[start Supplied material]

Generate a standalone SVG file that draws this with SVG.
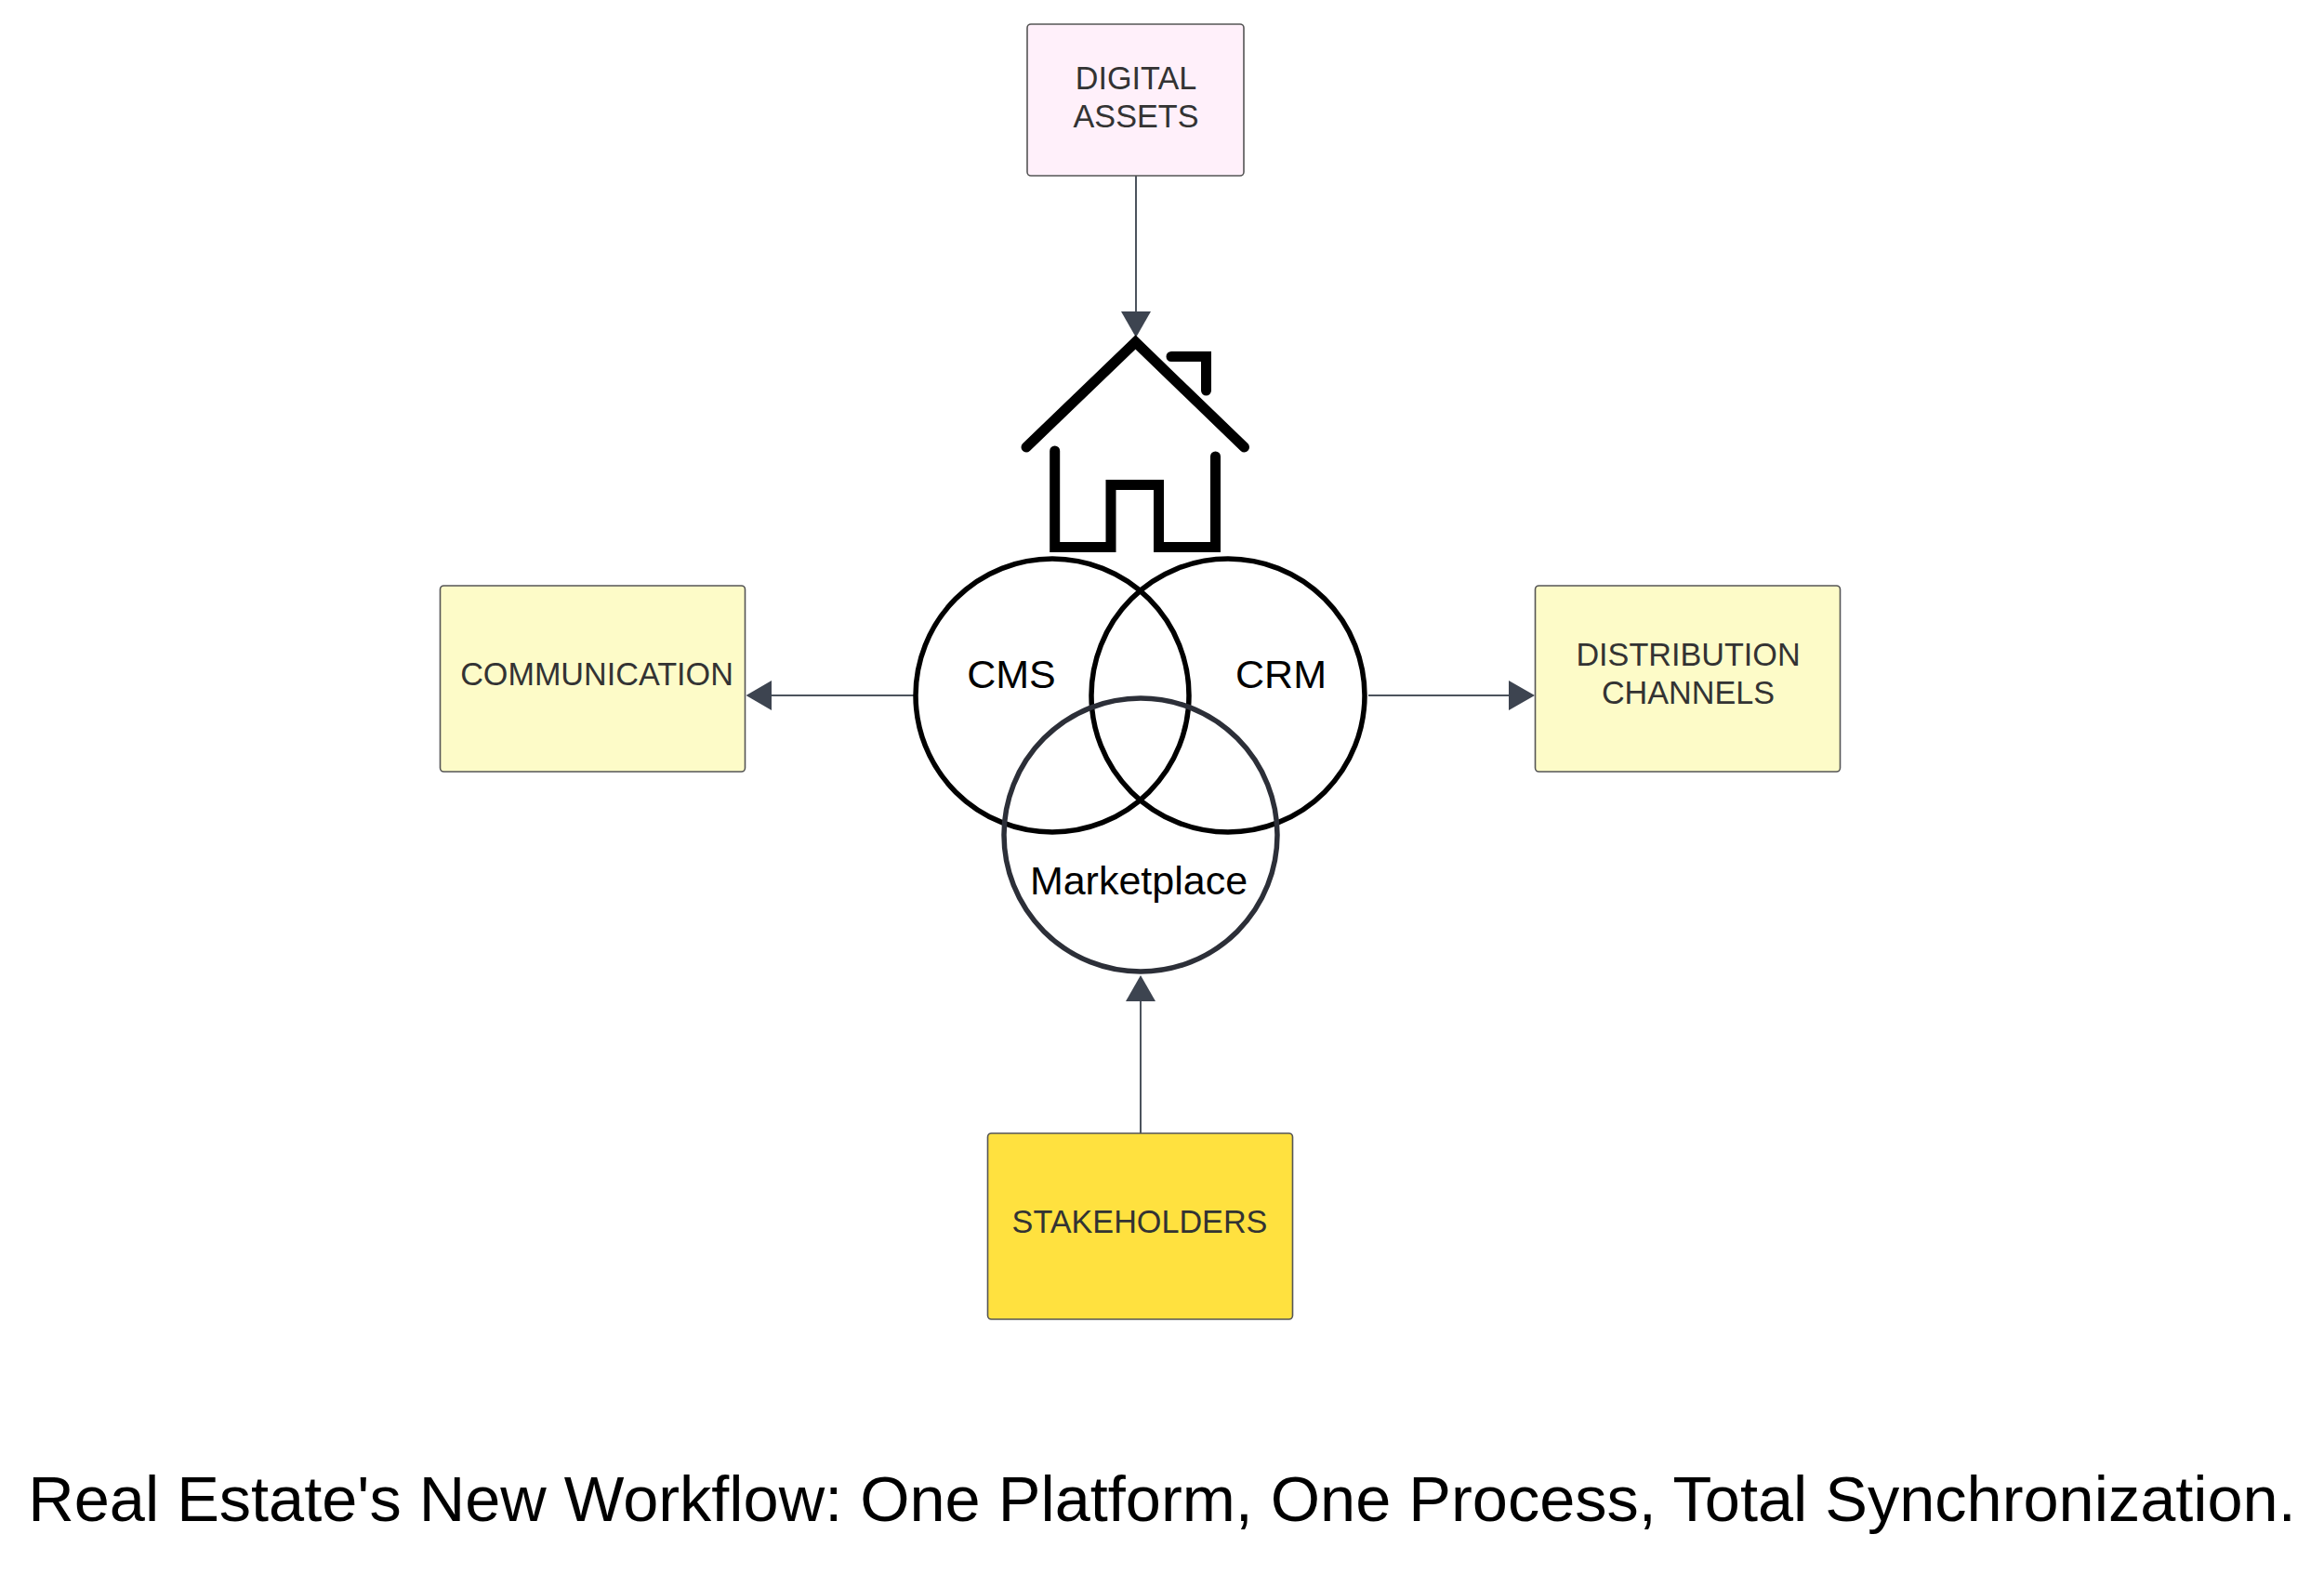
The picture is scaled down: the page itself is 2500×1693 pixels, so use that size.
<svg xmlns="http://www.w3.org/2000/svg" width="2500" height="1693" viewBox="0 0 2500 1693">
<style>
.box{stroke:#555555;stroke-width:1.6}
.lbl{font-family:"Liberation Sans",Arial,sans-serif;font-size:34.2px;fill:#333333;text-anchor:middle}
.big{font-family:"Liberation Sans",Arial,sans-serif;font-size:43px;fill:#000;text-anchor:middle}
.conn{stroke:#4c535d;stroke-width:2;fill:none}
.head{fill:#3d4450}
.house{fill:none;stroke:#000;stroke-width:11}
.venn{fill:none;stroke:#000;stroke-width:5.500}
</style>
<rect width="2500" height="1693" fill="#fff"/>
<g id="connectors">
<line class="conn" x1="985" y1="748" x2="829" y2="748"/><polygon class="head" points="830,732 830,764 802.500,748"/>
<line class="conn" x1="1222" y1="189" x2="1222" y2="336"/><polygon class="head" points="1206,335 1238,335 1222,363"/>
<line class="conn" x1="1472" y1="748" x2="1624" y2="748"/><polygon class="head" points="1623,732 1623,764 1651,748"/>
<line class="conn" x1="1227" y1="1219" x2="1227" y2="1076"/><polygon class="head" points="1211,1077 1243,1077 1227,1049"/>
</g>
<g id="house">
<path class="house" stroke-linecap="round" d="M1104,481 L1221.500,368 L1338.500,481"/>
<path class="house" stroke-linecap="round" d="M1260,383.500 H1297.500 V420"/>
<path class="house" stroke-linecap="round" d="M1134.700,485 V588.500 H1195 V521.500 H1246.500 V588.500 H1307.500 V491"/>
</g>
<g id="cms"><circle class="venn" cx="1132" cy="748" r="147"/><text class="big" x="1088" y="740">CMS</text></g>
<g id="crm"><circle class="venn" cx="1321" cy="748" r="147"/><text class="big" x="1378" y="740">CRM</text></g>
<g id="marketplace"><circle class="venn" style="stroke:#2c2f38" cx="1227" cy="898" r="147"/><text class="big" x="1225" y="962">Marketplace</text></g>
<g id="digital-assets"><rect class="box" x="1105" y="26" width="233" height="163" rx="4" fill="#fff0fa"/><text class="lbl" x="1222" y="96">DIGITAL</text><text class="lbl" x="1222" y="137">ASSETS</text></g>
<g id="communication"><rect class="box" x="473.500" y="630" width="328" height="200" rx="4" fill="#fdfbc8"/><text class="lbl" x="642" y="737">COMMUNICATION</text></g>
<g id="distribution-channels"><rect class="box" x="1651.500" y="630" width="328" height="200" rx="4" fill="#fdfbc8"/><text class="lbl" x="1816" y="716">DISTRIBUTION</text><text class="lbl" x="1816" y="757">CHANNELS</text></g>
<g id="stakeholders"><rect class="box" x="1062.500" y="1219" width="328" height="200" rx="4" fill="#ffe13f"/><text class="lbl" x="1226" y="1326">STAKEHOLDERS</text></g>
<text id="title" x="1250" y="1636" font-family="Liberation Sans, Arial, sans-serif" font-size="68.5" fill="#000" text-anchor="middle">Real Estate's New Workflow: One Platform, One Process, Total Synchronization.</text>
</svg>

[end Supplied material]

» **Set problem**:
Output all of the data exactly as it stands, minus any images.

» **Written response**:
Generate a standalone SVG file that draws this with SVG.
The picture is scaled down: the page itself is 2500×1693 pixels, so use that size.
<svg xmlns="http://www.w3.org/2000/svg" width="2500" height="1693" viewBox="0 0 2500 1693">
<style>
.box{stroke:#555555;stroke-width:1.6}
.lbl{font-family:"Liberation Sans",Arial,sans-serif;font-size:34.2px;fill:#333333;text-anchor:middle}
.big{font-family:"Liberation Sans",Arial,sans-serif;font-size:43px;fill:#000;text-anchor:middle}
.conn{stroke:#4c535d;stroke-width:2;fill:none}
.head{fill:#3d4450}
.house{fill:none;stroke:#000;stroke-width:11}
.venn{fill:none;stroke:#000;stroke-width:5.500}
</style>
<rect width="2500" height="1693" fill="#fff"/>
<g id="connectors">
<line class="conn" x1="985" y1="748" x2="829" y2="748"/><polygon class="head" points="830,732 830,764 802.500,748"/>
<line class="conn" x1="1222" y1="189" x2="1222" y2="336"/><polygon class="head" points="1206,335 1238,335 1222,363"/>
<line class="conn" x1="1472" y1="748" x2="1624" y2="748"/><polygon class="head" points="1623,732 1623,764 1651,748"/>
<line class="conn" x1="1227" y1="1219" x2="1227" y2="1076"/><polygon class="head" points="1211,1077 1243,1077 1227,1049"/>
</g>
<g id="house">
<path class="house" stroke-linecap="round" d="M1104,481 L1221.500,368 L1338.500,481"/>
<path class="house" stroke-linecap="round" d="M1260,383.500 H1297.500 V420"/>
<path class="house" stroke-linecap="round" d="M1134.700,485 V588.500 H1195 V521.500 H1246.500 V588.500 H1307.500 V491"/>
</g>
<g id="cms"><circle class="venn" cx="1132" cy="748" r="147"/><text class="big" x="1088" y="740">CMS</text></g>
<g id="crm"><circle class="venn" cx="1321" cy="748" r="147"/><text class="big" x="1378" y="740">CRM</text></g>
<g id="marketplace"><circle class="venn" style="stroke:#2c2f38" cx="1227" cy="898" r="147"/><text class="big" x="1225" y="962">Marketplace</text></g>
<g id="digital-assets"><rect class="box" x="1105" y="26" width="233" height="163" rx="4" fill="#fff0fa"/><text class="lbl" x="1222" y="96">DIGITAL</text><text class="lbl" x="1222" y="137">ASSETS</text></g>
<g id="communication"><rect class="box" x="473.500" y="630" width="328" height="200" rx="4" fill="#fdfbc8"/><text class="lbl" x="642" y="737">COMMUNICATION</text></g>
<g id="distribution-channels"><rect class="box" x="1651.500" y="630" width="328" height="200" rx="4" fill="#fdfbc8"/><text class="lbl" x="1816" y="716">DISTRIBUTION</text><text class="lbl" x="1816" y="757">CHANNELS</text></g>
<g id="stakeholders"><rect class="box" x="1062.500" y="1219" width="328" height="200" rx="4" fill="#ffe13f"/><text class="lbl" x="1226" y="1326">STAKEHOLDERS</text></g>
<text id="title" x="1250" y="1636" font-family="Liberation Sans, Arial, sans-serif" font-size="68.5" fill="#000" text-anchor="middle">Real Estate's New Workflow: One Platform, One Process, Total Synchronization.</text>
</svg>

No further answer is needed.